Bryan gives an impromptu Master Class
 in flat-braiding 6 feet of three-strand
 into a passible Sail Gasket.

Bryan, Jody, and Steve
 searching our sagging furl job for the missing flakes.
We were woefully short of gaskets, the long flat-braided sail ties used to keep the furled sail together  between the gaff and boom.  Worse, our lazy-jacks, the vertical lines suspended from the boom lifts to the  boom keeping the mass of sail from spilling onto the deck, had not been properly adjusted, causing one do-over, and a less than beautiful harbor-furl. In spite, the crew was able to form a semblance of a furl, in time for most of the volunteers to depart for their planned family Labor Day festivities. 

As Volunteer Days go, this one was exceptionally productive. 
With only two more Saturdays, and Thursdays until the COI exam, we will have to maintain that high level, maybe surpass it, if we're to be ready. 

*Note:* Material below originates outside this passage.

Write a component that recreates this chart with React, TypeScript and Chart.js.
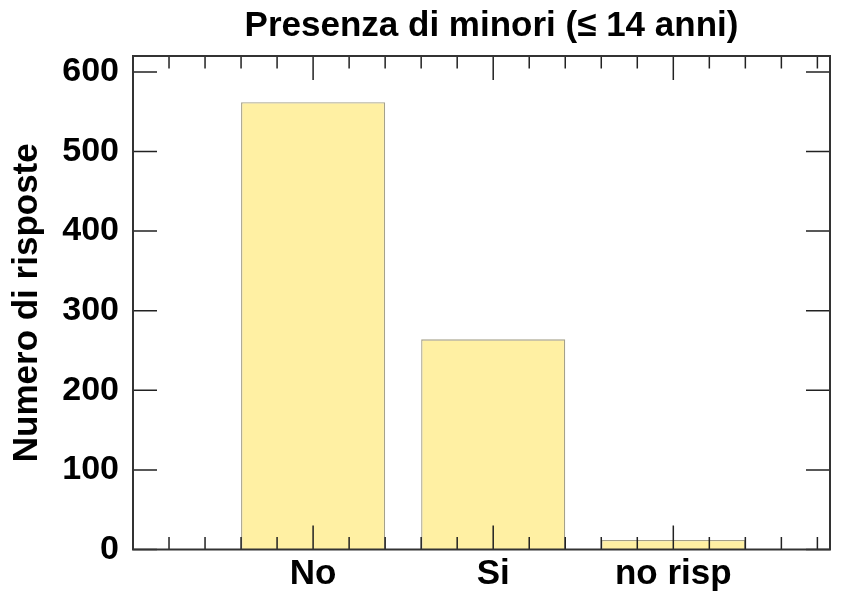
import React, { useEffect, useRef } from "react";
import { Chart, registerables } from "chart.js";

Chart.register(...registerables);

const TITLE = "Presenza di minori (≤ 14 anni)";
const Y_TITLE = "Numero di risposte";
const categories = ["No", "Si", "no risp"];
const values = [562, 264, 12];
const yTicks = [0, 100, 200, 300, 400, 500, 600];
const X_MIN = -1;
const X_MAX = 2.87;
const Y_MIN = 0;
const Y_MAX = 620;

const FONT = "'Liberation Sans', Arial, sans-serif";

const frameTicks = {
  id: "frameTicks",
  afterDatasetsDraw(chart: any) {
    const { ctx, chartArea } = chart;
    const { left, right, top, bottom } = chartArea;
    const x = chart.scales.x;
    const y = chart.scales.y;
    ctx.save();
    ctx.strokeStyle = "#222";
    ctx.lineWidth = 1.5;
    const major = 24;
    const minor = 12.5;
    ctx.beginPath();
    for (const v of yTicks) {
      const py = y.getPixelForValue(v);
      ctx.moveTo(left, py);
      ctx.lineTo(left + major, py);
      ctx.moveTo(right, py);
      ctx.lineTo(right - major, py);
    }
    for (let i = -4; i <= 14; i++) {
      const v = i / 5;
      if (v <= X_MIN || v >= X_MAX) continue;
      const px = x.getPixelForValue(v);
      const len = i % 5 === 0 ? major : minor;
      ctx.moveTo(px, top);
      ctx.lineTo(px, top + len);
      ctx.moveTo(px, bottom);
      ctx.lineTo(px, bottom - len);
    }
    ctx.stroke();
    ctx.strokeStyle = "#333";
    ctx.lineWidth = 2;
    ctx.strokeRect(left, top, right - left, bottom - top);
    // title, centred over the plot area
    ctx.fillStyle = "#000";
    ctx.font = `bold 35px ${FONT}`;
    ctx.textAlign = "center";
    ctx.textBaseline = "middle";
    ctx.fillText(TITLE, (left + right) / 2 + 10, 26);
    ctx.restore();
  },
};

export default function App() {
  const ref = useRef<HTMLCanvasElement | null>(null);
  useEffect(() => {
    if (!ref.current) return;
    const chart = new Chart(ref.current, {
      type: "bar",
      data: {
        datasets: [
          {
            data: values.map((v, i) => ({ x: i, y: v })),
            backgroundColor: "#FFF0A3",
            borderColor: "#A5A18A",
            borderWidth: 1.3,
            categoryPercentage: 0.8,
            barPercentage: 1.0,
          },
        ],
      },
      options: {
        animation: false,
        responsive: false,
        devicePixelRatio: 1,
        layout: { padding: { left: 0, right: 15, top: 56, bottom: 0 } },
        plugins: {
          legend: { display: false },
          tooltip: { enabled: false },
          title: { display: false },
        },
        scales: {
          x: {
            type: "linear",
            min: X_MIN,
            max: X_MAX,
            offset: false,
            grid: { display: false, drawTicks: false },
            border: { display: false },
            afterBuildTicks: (s: any) => {
              s.ticks = categories.map((_, i) => ({ value: i }));
            },
            afterFit: (s: any) => {
              s.height = 46.5;
            },
            ticks: {
              autoSkip: false,
              maxRotation: 0,
              padding: 4,
              color: "#000",
              font: { family: FONT, size: 35, weight: "bold" },
              callback: (v: any) => categories[Math.round(Number(v))] ?? "",
            },
          },
          y: {
            type: "linear",
            min: Y_MIN,
            max: Y_MAX,
            grid: { display: false, drawTicks: false },
            border: { display: false },
            afterBuildTicks: (s: any) => {
              s.ticks = yTicks.map((v) => ({ value: v }));
            },
            afterFit: (s: any) => {
              s.width = 133;
            },
            ticks: {
              padding: 14,
              color: "#000",
              font: { family: FONT, size: 34, weight: "bold" },
            },
            title: {
              display: true,
              text: Y_TITLE,
              color: "#000",
              font: { family: FONT, size: 35, weight: "bold", lineHeight: 1.2 },
              padding: { top: 6, bottom: 0 },
            },
          },
        },
      },
      plugins: [frameTicks],
    } as any);
    return () => chart.destroy();
  }, []);
  return (
    <div style={{ position: "absolute", left: 0, top: 0, width: 845, height: 596, background: "#fff" }}>
      <canvas ref={ref} width={845} height={596} style={{ width: 845, height: 596 }} />
    </div>
  );
}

That's not a lot of time considering the milestones that must be achieved before the 20th of September, and the onboarding of a Coast Guard Inspection Team:

  • Fore Sail, lace the luff to the mast hoops- set up the lazy jacks
  • Fore Mast, Linseed oil the mast;  Slush the Mast (Vaseline)
  • Main Mast, Uprig the Boom lifts
  • Main Sail, swing over onto the deck and bend on the main sail; set up the lazy jacks, furl the sail
  • Get the Trash pump pumping properly
  • Get the tender outboard working properly
  • Dockside, Train in the three drills= Man Overboard, Fire, Prep to Abandon Ship
  • Dockside, Train to manage docklines for casting off and docking; raising and dousing sail,
  • Cast off and and train the above tasks while motoring and under sail.
Each of these require from four-to ten volunteers to complete.   Hopefully Volunteers can sustain, even increase attendance to make those milestones.